I am glad you didn't follow through on your self-harming thoughts today. What did you do when you got home? Do you have a family member or close friend to contact when you feel those iterations? Like @parus, I often will turn to journaling, or something creative, to get away from myself, and the triggers. If you are so moved, please call or text the 988 Suicide & Crisis Lifeline.
– Call or text 988
– Chat with a counsellor at https://988lifeline.org/chat/
Chat is available 24/7 across the U.S. You don't need your phone. You can chat on your computer.
Please let me know how you are doing now?
Ginger
Hi @parus . How are you feeling tonight?
I like Christian Science.com (and no, it is NOT scientology)
@deidre, I'm so glad to see you back here on Connect, and that you remembered us as a resource when you're feeling vulnerable.
I notice that @gingerw provided the US National Suicide Hotline. If I recall, you live in Canada. PEI, right?
Here's a link to Canada Suicide Prevention Services should you ever wish to text, call and chat with a trained counsellor any time of night or day https://www.crisisservicescanada.ca/en/
I'm proud of you for recognizing that your impulse to resort to past behaviors was not a solution yesterday. How are you doing today?
Thanks for asking. The PTSD has a way of providing me with flashbacks. Just so much happening I get confused. I haven't watched the news or anything related to the perils the world is facing. It is the feeling of spinning out of control. Again, just part of how things are when the future mingles with the past.
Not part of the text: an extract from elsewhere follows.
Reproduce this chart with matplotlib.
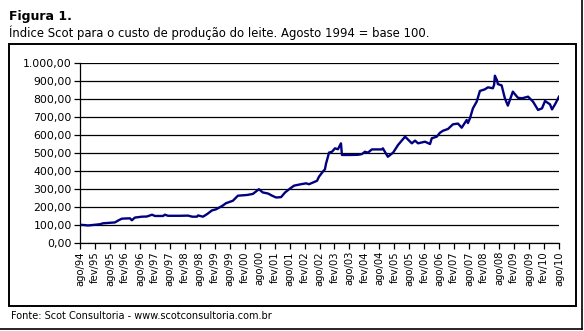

Also why I had not been participating here at connect as it can become too overwhelming. Mostly I was curious as to how others with PTSD, depression/anxiety, chronic pain and everything else that accompanies fears/insecurities. I lose myself in being creative. I miss time with family and the holidays are looming. Enthusiasm seems to be waning for much of anything. Have a feeling I am not alone. Takes constant vigilance once again. I swing by and read but have little to offer currently.
Again, thanks for asking. All in all I am okay just too much time alone reflecting. There are wonderful folks here and always good to stay in touch.
@marjou It helps to know it is not just me on this ride. It is what it is. I did not enjoy the rollercoaster as a kid either. Take care.